Here's my suggestion. Let Ozzie Smith represent the National League and have Shawn Johnson represent the American League and have home field determined by who can do more back flips.
I'll answer your trivia question with a YouTube clip, which features a song about that fifth pick in the '01 draft:
http://www.youtube.com/watch?v=lDHjGrbXiD4
MsOT - really? Isn't that like writing RsBI when talking about runs batted in.
I can't credit for this idea, but I like it and will repeat it...permit free substitutions throughout the game. If a player leaves in the 2nd to give another player an appearance, let him reenter the game in the 7th . This could result in Pujols vs. Rivera. The only rule to consider is how to avoid manipulation by having the starting catcher pinch hit for a shortstop later in the game. I'll leave that to people who care more than I do.
I prefer the best records rule despite the unbalanced schedule. If an unbalanced schedule were really such a concern we would just adopt a blended schedule to make sure everyone plays a more balanced schedule. Since we already have accepted unbalanced schedules for divisional and league purposes, why not for the World Series too?
I don't like using the All-Star Game as the basis for home field because it relies on something the teams playing in the W.S. have no control over whatsoever. Why not have the cities' mayors arm wrestle for home field? Roshambo? Competitive eating? Modern pentathlon?
I agree with Barister. Instead of one game being played by teams created for one game only I would rather let the records over the course of a season decide home field advantage in the WS.
Having the All Star Game decide it is better than going back and forth each year but I think there is a better solution with season records.

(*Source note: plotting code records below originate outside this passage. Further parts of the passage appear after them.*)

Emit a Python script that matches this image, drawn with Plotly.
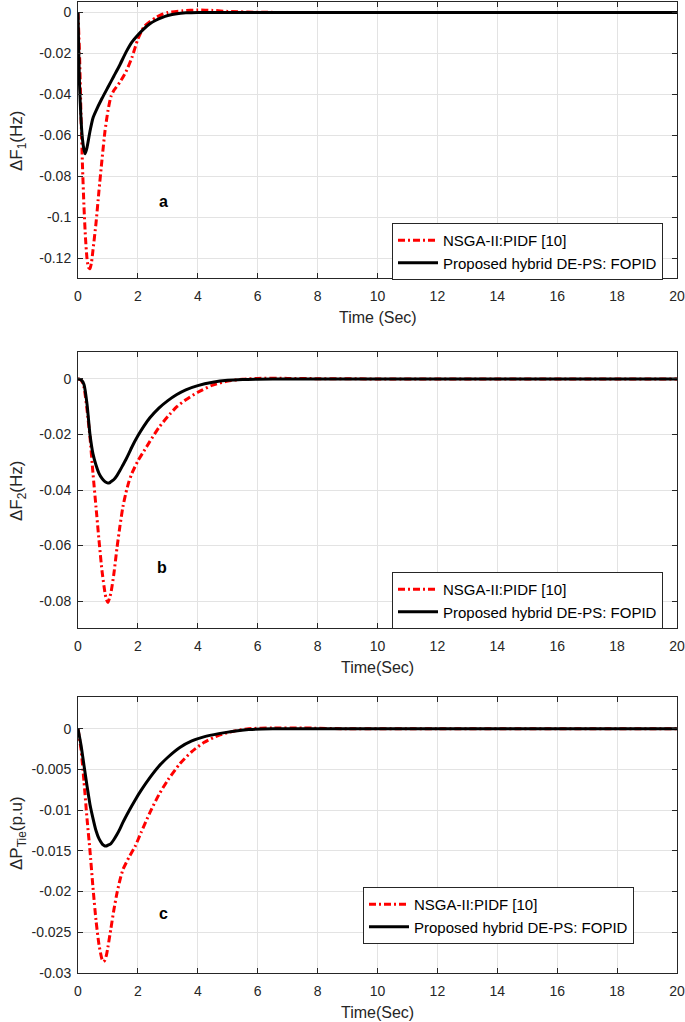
import plotly.graph_objects as go

# ---------------- data ----------------
t_a = [0, 0.02, 0.05, 0.1, 0.15, 0.2, 0.24, 0.3, 0.4, 0.5, 0.6, 0.8, 1.0, 1.2, 1.4, 1.6, 1.8, 2.0,
       2.2, 2.4, 2.6, 2.8, 3.0, 3.3, 3.6, 4.0, 4.5, 5.0, 6.0, 7.0, 8.0, 10.0, 12.0, 15.0, 20.0]
black_a = [0, -0.015, -0.035, -0.052, -0.062, -0.067, -0.069, -0.066, -0.058, -0.0515, -0.048, -0.042,
           -0.0365, -0.031, -0.0255, -0.0195, -0.0145, -0.011, -0.008, -0.0055, -0.0038, -0.0025,
           -0.0015, -0.0006, -0.0002, 0, 0, 0, 0, 0, 0, 0, 0, 0, 0]

t_a_red = [0, 0.05, 0.1, 0.15, 0.2, 0.25, 0.3, 0.35, 0.4, 0.45, 0.5, 0.6, 0.7, 0.8, 0.9, 1.0, 1.1,
           1.2, 1.4, 1.6, 1.8, 2.0, 2.2, 2.4, 2.6, 2.8, 3.0, 3.5, 4.0, 4.5, 5.0, 6.0, 7.0, 10.0, 20.0]
red_a = [0, -0.02, -0.05, -0.075, -0.095, -0.11, -0.12, -0.1245, -0.125, -0.122, -0.116, -0.103,
         -0.087, -0.072, -0.058, -0.048, -0.041, -0.038, -0.034, -0.029, -0.022, -0.013, -0.007,
         -0.0045, -0.0025, -0.001, 0, 0.0008, 0.0012, 0.001, 0.0005, 0.0001, 0, 0, 0]

t_b = [0, 0.1, 0.2, 0.3, 0.4, 0.5, 0.6, 0.7, 0.8, 0.9, 0.95, 1.0, 1.05, 1.1, 1.2, 1.3, 1.4, 1.5, 1.6,
       1.7, 1.8, 2.0, 2.2, 2.4, 2.7, 3.0, 3.3, 3.6, 4.0, 4.5, 5.0, 5.5, 6.0, 7.0, 8.0, 10.0, 20.0]
black_b = [0, -0.0003, -0.002, -0.009, -0.02, -0.027, -0.031, -0.034, -0.0358, -0.037, -0.0373,
           -0.0375, -0.0374, -0.037, -0.0362, -0.0348, -0.033, -0.031, -0.029, -0.0268, -0.0245,
           -0.0205, -0.017, -0.014, -0.0105, -0.0078, -0.0056, -0.0039, -0.0024, -0.0012, -0.0005,
           -0.0002, -0.0001, 0, 0, 0, 0]
red_b = [0, -0.0003, -0.003, -0.011, -0.021, -0.034, -0.046, -0.058, -0.069, -0.077, -0.0795,
         -0.0805, -0.079, -0.077, -0.07, -0.061, -0.053, -0.046, -0.041, -0.037, -0.034, -0.0295,
         -0.026, -0.0225, -0.0175, -0.0135, -0.01, -0.0075, -0.0048, -0.0022, -0.0008, -0.0001,
         0.0002, 0.0002, 0.0001, 0, 0]

t_c = [0, 0.1, 0.2, 0.3, 0.4, 0.5, 0.6, 0.7, 0.8, 0.85, 0.9, 0.95, 1.0, 1.1, 1.2, 1.3, 1.4, 1.5,
       1.7, 1.9, 2.1, 2.4, 2.7, 3.0, 3.4, 3.8, 4.2, 4.7, 5.2, 5.7, 6.5, 7.5, 9.0, 12.0, 20.0]
black_c = [0, -0.002, -0.0045, -0.007, -0.0093, -0.011, -0.0125, -0.0135, -0.0141, -0.0143, -0.0144,
           -0.0144, -0.0143, -0.0141, -0.0136, -0.013, -0.0123, -0.0115, -0.0101, -0.0088, -0.0076,
           -0.006, -0.0046, -0.0035, -0.0023, -0.0015, -0.001, -0.0006, -0.0003, -0.0001, 0, 0,
           0, 0, 0]
red_c = [0, -0.0025, -0.0065, -0.011, -0.015, -0.0195, -0.0235, -0.0265, -0.0283, -0.0286, -0.0284,
         -0.0278, -0.0268, -0.0245, -0.0222, -0.0202, -0.0186, -0.0173, -0.0158, -0.0145, -0.0128,
         -0.0103, -0.0081, -0.0063, -0.0043, -0.0028, -0.0017, -0.0008, -0.0003, 0, 0.0001,
         0.0001, 0, 0, 0]

x_ticks = [0, 2, 4, 6, 8, 10, 12, 14, 16, 18, 20]
y_ticks_a = [0, -0.02, -0.04, -0.06, -0.08, -0.1, -0.12]
y_ticks_b = [0, -0.02, -0.04, -0.06, -0.08]
y_ticks_c = [0, -0.005, -0.01, -0.015, -0.02, -0.025, -0.03]

name_red = "NSGA-II:PIDF [10]"
name_black = "Proposed hybrid DE-PS: FOPID"

# ---------------- figure ----------------
W, H = 685, 1022
FONT = "Arial, Liberation Sans, Helvetica, sans-serif"
RED = "#ff0000"
DASH = "7px,3px,2px,3px"

fig = go.Figure()

panels = [
    (t_a_red, red_a, t_a, black_a, "", "legend"),
    (t_b, red_b, t_b, black_b, "2", "legend2"),
    (t_c, red_c, t_c, black_c, "3", "legend3"),
]
for tr, yr, tb, yb, s, lg in panels:
    fig.add_trace(go.Scatter(x=tr, y=yr, mode="lines", name=name_red, legend=lg,
                             line=dict(color=RED, width=3, dash=DASH, shape="spline", smoothing=0.6),
                             xaxis="x" + s, yaxis="y" + s))
    fig.add_trace(go.Scatter(x=tb, y=yb, mode="lines", name=name_black, legend=lg,
                             line=dict(color="black", width=3, shape="spline", smoothing=0.6),
                             xaxis="x" + s, yaxis="y" + s))

def px_x(p):
    return p / W

def px_y(p):
    return 1 - p / H

x_dom = [px_x(78), px_x(677)]
y_doms = [[px_y(278), px_y(2)], [px_y(628), px_y(352)], [px_y(973), px_y(697)]]
y_ranges = [[-0.1296, 0.0051], [-0.0897, 0.0097], [-0.03, 0.0039]]
y_tickss = [y_ticks_a, y_ticks_b, y_ticks_c]

axis_common = dict(
    showline=True, linecolor="#262626", linewidth=1, mirror="ticks",
    ticks="inside", ticklen=5, tickcolor="#262626", tickwidth=1,
    showgrid=True, gridcolor="#e3e3e3", gridwidth=1, zeroline=False,
    tickfont=dict(family=FONT, size=14, color="#262626"),
    automargin=False,
)

layout = dict(
    width=W, height=H, margin=dict(l=0, r=0, t=0, b=0, autoexpand=False),
    paper_bgcolor="white", plot_bgcolor="white",
    font=dict(family=FONT, color="#262626"),
    showlegend=True,
)
for i, s in enumerate(["", "2", "3"]):
    layout["xaxis" + s] = dict(axis_common, domain=x_dom, range=[0, 20], tickvals=x_ticks,
                               ticktext=[str(v) for v in x_ticks], anchor="y" + s,
                               ticklabelstandoff=5)
    layout["yaxis" + s] = dict(axis_common, domain=y_doms[i], range=y_ranges[i],
                               tickvals=y_tickss[i], ticktext=[("%g" % v) for v in y_tickss[i]],
                               anchor="x" + s, ticklabelstandoff=3)

legend_common = dict(bgcolor="white", bordercolor="#262626", borderwidth=1,
                     font=dict(family=FONT, size=15, color="black"),
                     xanchor="left", yanchor="top", tracegroupgap=0, itemwidth=40)
layout["legend"] = dict(legend_common, x=px_x(392), y=px_y(223))
layout["legend2"] = dict(legend_common, x=px_x(392), y=px_y(572))
layout["legend3"] = dict(legend_common, x=px_x(363), y=px_y(887))

annotations = []
# x axis titles
for txt, yc in [("Time (Sec)", 317), ("Time(Sec)", 667), ("Time(Sec)", 1012)]:
    annotations.append(dict(text=txt, x=px_x(377.5), y=px_y(yc), xref="paper", yref="paper",
                            showarrow=False, font=dict(family=FONT, size=16, color="#262626"),
                            xanchor="center", yanchor="middle"))
# y axis titles
for txt, yc in [("ΔF<sub>1</sub>(Hz)", 141), ("ΔF<sub>2</sub>(Hz)", 491), ("ΔP<sub>Tie</sub>(p.u)", 833)]:
    annotations.append(dict(text=txt, x=px_x(18), y=px_y(yc), xref="paper", yref="paper",
                            showarrow=False, textangle=-90,
                            font=dict(family=FONT, size=17, color="#262626"),
                            xanchor="center", yanchor="middle"))
# panel letters
for txt, xc, yc in [("a", 163, 202), ("b", 162, 567), ("c", 163, 913)]:
    annotations.append(dict(text="<b>%s</b>" % txt, x=px_x(xc), y=px_y(yc), xref="paper",
                            yref="paper", showarrow=False,
                            font=dict(family=FONT, size=16, color="black"),
                            xanchor="center", yanchor="middle"))
layout["annotations"] = annotations

fig.update_layout(**layout)
fig.write_html("out.html", config={"displayModeBar": False},
               post_script="document.body.style.margin='0';document.body.style.overflow='hidden';")
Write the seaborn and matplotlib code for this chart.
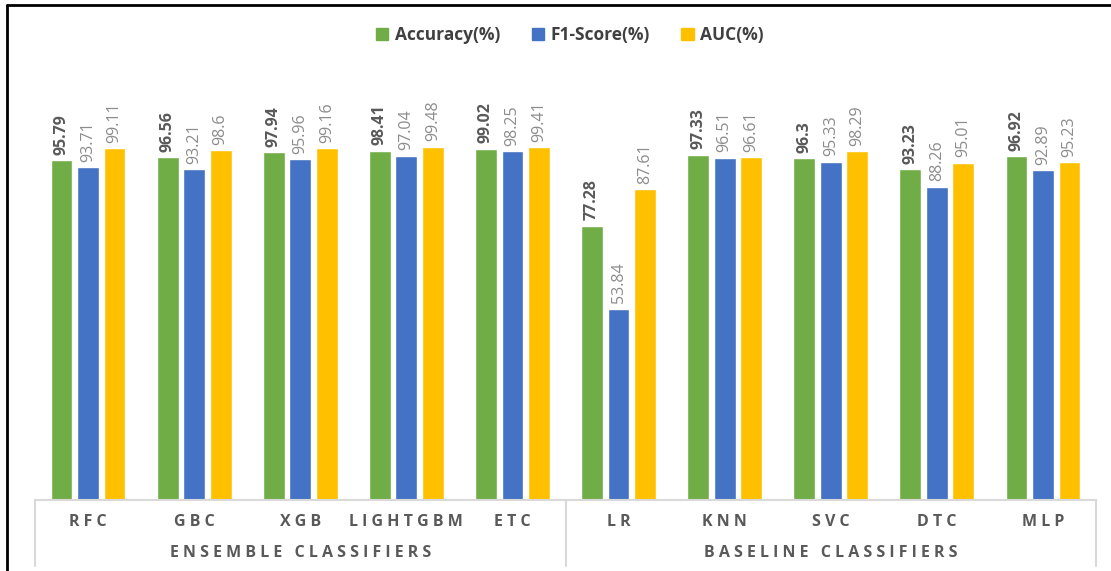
import numpy as np
import pandas as pd
import matplotlib.pyplot as plt
import seaborn as sns
from matplotlib.lines import Line2D
from matplotlib.patches import Patch

sns.set_theme(style="white")
plt.rcParams['font.family'] = ['Open Sans', 'DejaVu Sans']

# data
models = ['RFC', 'GBC', 'XGB', 'LIGHTGBM', 'ETC', 'LR', 'KNN', 'SVC', 'DTC', 'MLP']
groups = ['ENSEMBLE CLASSIFIERS', 'BASELINE CLASSIFIERS']
accuracy = [95.79, 96.56, 97.94, 98.41, 99.02, 77.28, 97.33, 96.3, 93.23, 96.92]
f1_score = [93.71, 93.21, 95.96, 97.04, 98.25, 53.84, 96.51, 95.33, 88.26, 92.89]
auc = [99.11, 98.6, 99.16, 99.48, 99.41, 87.61, 96.61, 98.29, 95.01, 95.23]
acc_labels = ['95.79', '96.56', '97.94', '98.41', '99.02', '77.28', '97.33', '96.3', '93.23', '96.92']
f1_labels = ['93.71', '93.21', '95.96', '97.04', '98.25', '53.84', '96.51', '95.33', '88.26', '92.89']
auc_labels = ['99.11', '98.6', '99.16', '99.48', '99.41', '87.61', '96.61', '98.29', '95.01', '95.23']
series = ['Accuracy(%)', 'F1-Score(%)', 'AUC(%)']
colors = ['#70AD47', '#4472C4', '#FFC000']

df = pd.DataFrame({'model': models * 3,
                   'metric': np.repeat(series, len(models)),
                   'value': accuracy + f1_score + auc})

fig = plt.figure(figsize=(11.11, 5.71), dpi=100)
ax = fig.add_axes([35 / 1111, 71 / 571, (1096 - 35) / 1111, 440 / 571])
sns.barplot(data=df, x='model', y='value', hue='metric', palette=colors, saturation=1,
            width=0.75, gap=0.18, ax=ax, legend=False, errorbar=None)
ax.set_ylim(0, 124)
ax.set_xlim(-0.5, len(models) - 0.5)

# data labels
label_sets = [acc_labels, f1_labels, auc_labels]
for cont, labs, i in zip(ax.containers, label_sets, range(3)):
    ax.bar_label(cont, labels=labs, rotation=90, padding=4, fontsize=11.5,
                 color='#595959' if i == 0 else '#8C8C8C',
                 fontweight='bold' if i == 0 else 'normal')

# axes styling
for s in ['top', 'right', 'left']:
    ax.spines[s].set_visible(False)
ax.spines['bottom'].set_color('#D9D9D9')
ax.spines['bottom'].set_linewidth(1.5)
ax.set_yticks([])
ax.set_xticks(range(len(models)))
ax.set_xticklabels([' '.join(m) for m in models], fontsize=11.5, fontweight='bold',
                   color='#595959')
ax.tick_params(axis='x', length=0, pad=10)
ax.set_xlabel('')
ax.set_ylabel('')

# group separators and labels
trans = ax.get_xaxis_transform()
for xs in [-0.5, 4.5, 9.5]:
    ax.add_line(Line2D([xs, xs], [0, -66 / 440], transform=trans, color='#D9D9D9',
                       lw=1.5, clip_on=False))
for gi, g in enumerate(groups):
    ax.text(2 + gi * 5, -53 / 440, ' '.join(g), transform=trans, ha='center',
            va='center', fontsize=11.5, fontweight='bold', color='#595959')

# legend
handles = [Patch(color=c) for c in colors]
leg = fig.legend(handles, series, loc='center', bbox_to_anchor=(570 / 1111, 1 - 35 / 571),
                 ncol=3, frameon=False, fontsize=12.5, handlelength=0.7, handleheight=0.7,
                 columnspacing=1.8, handletextpad=0.4)
for t in leg.get_texts():
    t.set_color('#404040')
    t.set_fontweight('bold')

# outer frame
fig.add_artist(Line2D([7 / 1111, 7 / 1111], [0, 1 - 5 / 571], color='black', lw=2))
fig.add_artist(Line2D([7 / 1111, 1], [1 - 5 / 571, 1 - 5 / 571], color='black', lw=2))

fig.savefig('out.png', dpi=100)
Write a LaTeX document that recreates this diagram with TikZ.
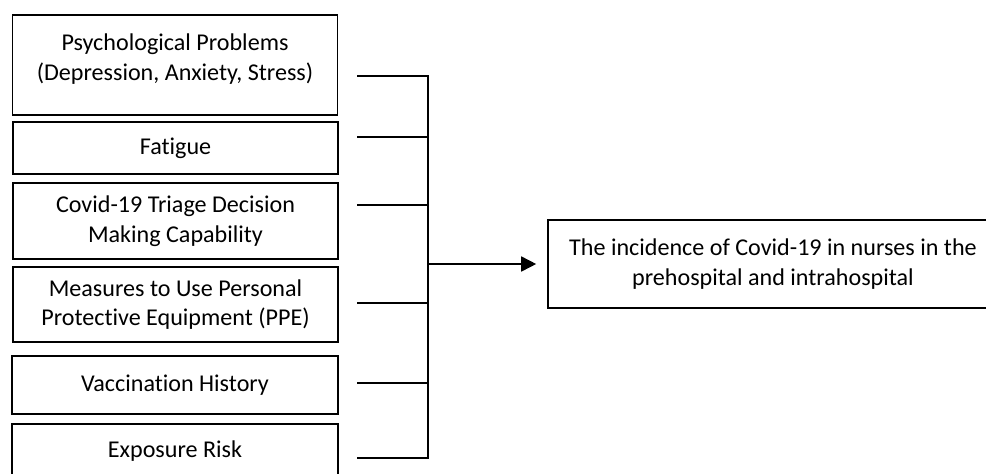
\documentclass[tikz,border=0pt]{standalone}
\usepackage{fontspec}
\setmainfont{Carlito}[Ligatures=NoCommon]
\usetikzlibrary{arrows.meta}
\begin{document}
\begin{tikzpicture}[x=1pt,y=-1pt,
  box/.style={draw=black, line width=1.6pt, rectangle, align=center, inner sep=0pt,
    font=\fontsize{24.1}{29.5}\selectfont},
  conn/.style={draw=black, line width=1.6pt},
  arr/.style={conn, -{Triangle[length=15pt,width=15pt]}, shorten >=11pt}]
\useasboundingbox (0,0) rectangle (986,474);
\clip (0,0) rectangle (986,474);
\node[box, minimum width=325, minimum height=100] (b1) at (175,65)
  {Psychological Problems\\(Depression, Anxiety, Stress)\\[-13.5pt]~};
\node[box, minimum width=325, minimum height=52] (b2) at (175.5,148) {Fatigue};
\node[box, minimum width=325, minimum height=76] (b3) at (175.5,221)
  {Covid-19 Triage Decision\\Making Capability};
\node[box, minimum width=325, minimum height=75] (b4) at (175.5,304.5)
  {Measures to Use Personal\\Protective Equipment (PPE)};
\node[box, minimum width=326, minimum height=58] (b5) at (175,385) {Vaccination History};
\node[box, minimum width=326, minimum height=54] (b6) at (175,451) {Exposure Risk};
\node[box, minimum width=450, minimum height=88] (b7) at (773,264)
  {The incidence of Covid-19 in nurses in the\\prehospital and intrahospital};
\coordinate (s1) at (357,76);
\coordinate (s2) at (357,137);
\coordinate (s3) at (357,205);
\coordinate (s4) at (357,303);
\coordinate (s5) at (357,383);
\coordinate (s6) at (357,458);
\coordinate (bt) at (428,76);
\coordinate (bb) at (428,458);
\coordinate (bm) at (428,264);
\draw[conn] (s1) -- (bt) -- (bb) -- (s6);
\draw[conn] (s2) -- (s2 -| bt);
\draw[conn] (s3) -- (s3 -| bt);
\draw[conn] (s4) -- (s4 -| bt);
\draw[conn] (s5) -- (s5 -| bt);
\draw[arr] (bm) -- (b7.west);
\end{tikzpicture}
\end{document}
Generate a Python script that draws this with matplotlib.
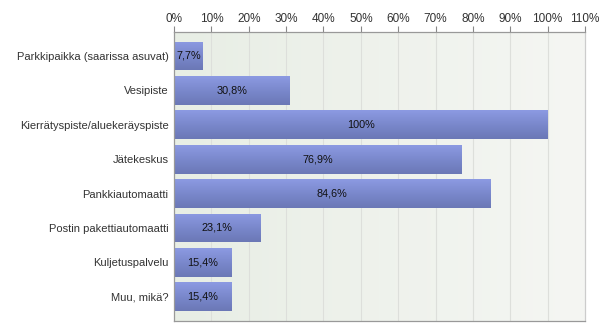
import numpy as np
import matplotlib
matplotlib.use("Agg")
import matplotlib.pyplot as plt
from matplotlib.colors import LinearSegmentedColormap

plt.rcParams["font.family"] = ["Liberation Sans", "DejaVu Sans"]

# Survey answers and shares (%)
categories = [
    "Parkkipaikka (saarissa asuvat)",
    "Vesipiste",
    "Kierrätyspiste/aluekeräyspiste",
    "Jätekeskus",
    "Pankkiautomaatti",
    "Postin pakettiautomaatti",
    "Kuljetuspalvelu",
    "Muu, mikä?",
]
shares = [7.7, 30.8, 100, 76.9, 84.6, 23.1, 15.4, 15.4]
share_labels = ["7,7%", "30,8%", "100%", "76,9%", "84,6%", "23,1%", "15,4%", "15,4%"]
ticks = np.arange(0, 111, 10)

fig = plt.figure(figsize=(6, 3.36), dpi=100)
ax = fig.add_axes([0.29, 0.045, 0.685, 0.86])

y = np.arange(len(categories))
ax.set_xlim(0, 110)
ax.set_ylim(7.70, -0.70)

# soft background shading
bg = LinearSegmentedColormap.from_list("bg", ["#e8eee5", "#f5f6f3"])
ax.imshow(np.linspace(0, 1, 256).reshape(1, -1), cmap=bg, aspect="auto",
          extent=[0, 1, 0, 1], transform=ax.transAxes, zorder=0)

for t in ticks[1:-1]:
    ax.axvline(t, color="#dddfdb", lw=0.8, zorder=1)

bars = ax.barh(y, shares, height=0.84, color="none", edgecolor="none", zorder=2)
bar_cmap = LinearSegmentedColormap.from_list("bar", ["#8c9ae2", "#7a88cc", "#6b78b6"])
grad = np.linspace(0, 1, 64).reshape(-1, 1)
for b, lab in zip(bars, share_labels):
    x0, yc, w, h = b.get_x(), b.get_y(), b.get_width(), b.get_height()
    im = ax.imshow(grad, cmap=bar_cmap, aspect="auto",
                   extent=[x0, x0 + w, yc + h, yc], zorder=2)
    im.set_clip_path(b)
    ax.text(x0 + w / 2, yc + h / 2, lab, ha="center", va="center",
            fontsize=7.8, color="#111111", zorder=3)

ax.set_yticks(y)
ax.set_yticklabels(categories, fontsize=8, color="#333333")
ax.tick_params(axis="y", length=0, pad=4)

ax.set_xticks(ticks)
ax.set_xticklabels([f"{t}%" for t in ticks], fontsize=8.5, color="#333333")
ax.xaxis.tick_top()
ax.tick_params(axis="x", direction="out", length=4, width=0.8, color="#888888", pad=1)

for side in ["left", "bottom", "top"]:
    ax.spines[side].set_color("#999999")
    ax.spines[side].set_linewidth(0.9)
ax.spines["right"].set_color("#cccccc")
ax.spines["right"].set_linewidth(0.9)

fig.savefig("out.png", dpi=100)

100% disagree on All-Star game determining WS home field. These guys don't even want to be there (other than the bonuses in their contracts). They play 162 games (too many already), let records decide regardless of unbalanced schedule. If not, interleague as a 2nd option (though agree about it being hard to root for your competition to win, but it really evens out anyways). No idea on trivia question. Going out for dinner tonight, All-Star games do nothing for me.
Hmm . . . I'll say that whichever team has the lowest annual player payroll as of Game One of the World Series should receive home field advantage.
Mark Texiera?
I think that they should play Rock/Scissors/Paper to determine home field advantage.
In all seriousness though, I don't see what's wrong with overall record. It sure seems to work in other sports. No one ever complains that the Lakers win 63 games every year because they get to play the Clippers 12 times.